A common factor between all the required graphs was that they were all line graphs, charting either one or two lines of data, drawn with various styling options. As such it made sense to encapsulate line chart rendering in a class configurable enough to be shared by all the graph views. As some views would be drawing into UIView contexts (for static graphs) and others would be drawing into contexts at the CALayer level (for scrolling graphs, more on this below) that meant that the chart renderer could be a shared NSObject subclass, without any knowledge of the UIKit or CALayer levels. The chart renderer would talk Core Graphics, accepting a CGContext to render in to.
Above is an abstract diagram of the class architecture. Each graph view is a UIView subclass, with common elements abstracted into shared base classes, down to one base class for static graphs, and one for interactive graphs. Each graph view contains a chart renderer instance, configured appropriately for the particular graph type. Chart renderer objects were ultimately responsible for actually drawing the line graphs into specified CGContexts.
The static graph views were relatively straight forward. On "needs display" their drawRect: method delegates drawing to the chart renderer, passing down the CGContext to draw into.
The interactive graph views were a little more complex. They were very wide scrollable graphs. Rendering a large scrollable view is not possible, and would be very inefficient even if it was. The answer was to use a CATiledLayer to render the graph into tiles, on demand as the view is scrolled. CATiledLayer works great for this. Or would have, if it wasn't severely broken in iOS 7. In the end I had to roll my own CATiledLayer clone to get the job done, but the result was the same (more on this below).
Shown here are two images of an example scrollable graph view. The first image shows what the graph looks like rendered on screen. The second shows the view explosion, with all the subviews Revealed. You can see the large scrollable view, which cannot be snapshot by Reveal, but at runtime is rendered as horizontal tiles. The tiling layer renders tiles on demand, only drawing tiles as they become visible. Even then, rendering is performed asynchronously so as not to interrupt scrolling performance. Rendered tiles are then cached so they don't have to be drawn again unless necessary.
As mentioned above, CATiledLayer is unfortunately broken in iOS 7.0 (rdar://15402066). It suffers a severe problem of not redrawing purged tiles in some cases. Easily reproducible and not shippable. After a discussion with Apple engineers via a TSI I concluded that the only practical current solution was to avoid CATiledLayer and write my own equivalent. I did that and it worked well for our case.
Another interesting challenge was the requirement to smooth the curves of the tide graphs, while also tracking the curved line path with a circular overlay when the graph is being scrolled. See the video below for an example of what I mean.
The tide data was a simple data set of low tide/high tide forecasts, in time order. For example: [low tide, high tide, low tide, high tide, ...]. By default the data would be graphed with sharp edges, as shown below in the first image.

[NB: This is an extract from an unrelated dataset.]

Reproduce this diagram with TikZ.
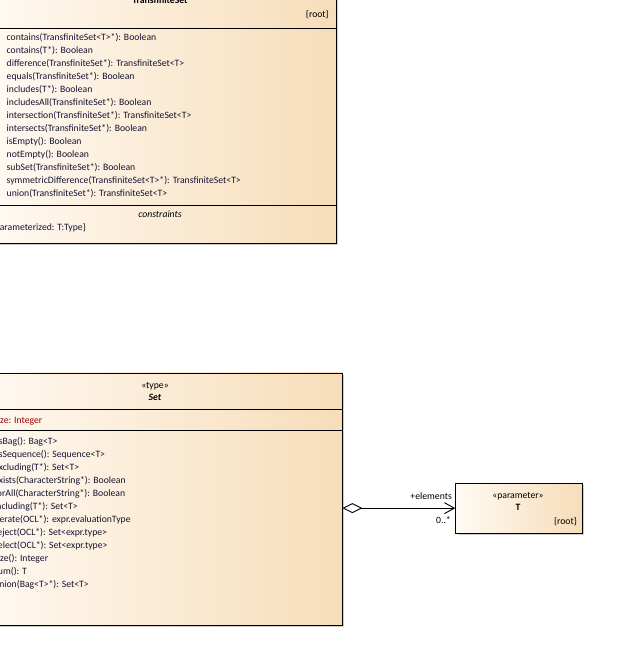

Shifty Jelly's rockstar designers understandably requested that the line be smoothed out, as shown in the second image below.
Techniques to smooth curves in a line are fairly well known and I used a Catmull-Rom spline to smooth the line.
The Catmull-Rom spline generated enough points to create a CGPath for Core Graphics to draw a smooth line. However, it didn't generate enough points to calculate the exact Y position needed for the circular overlay for every X position of the graph. The solution here was to interpolate between the curved line points to generate a set of (X, Y) points with just enough granularity for every X position of the graph. This calculation is done once for a data set + graph layout configuration and cached. Then, while scrolling, a lookup of overlay Y position for any X position is direct and instant, allowing the circular overlay to track the graph line.
While hand-rolling a graph engine may sound like a lot of work, in practice with a good knowledge of Core Graphics and Core Animation to do all the heavy lifting, the amount of code required is not terribly large.
We were all very pleased with the results we got from building a native graph engine ourselves. With the engine now built and shipped, modifications are fast and easy to do as the library is clean and well understood.
The requirements for the iPad interface were not known to me while building the graph engine. In fact, I didn't even know how the iPad build would look until PW4 shipped. I was pleased to see that the iPad interface was built around the scrolling forecast graph, very cleverly designed. The graphing engine scaled up to the iPad interface with little extra effort.
A big thanks to Shifty Jelly for bringing me on-board for this part of the project, it was a pleasure to work with them.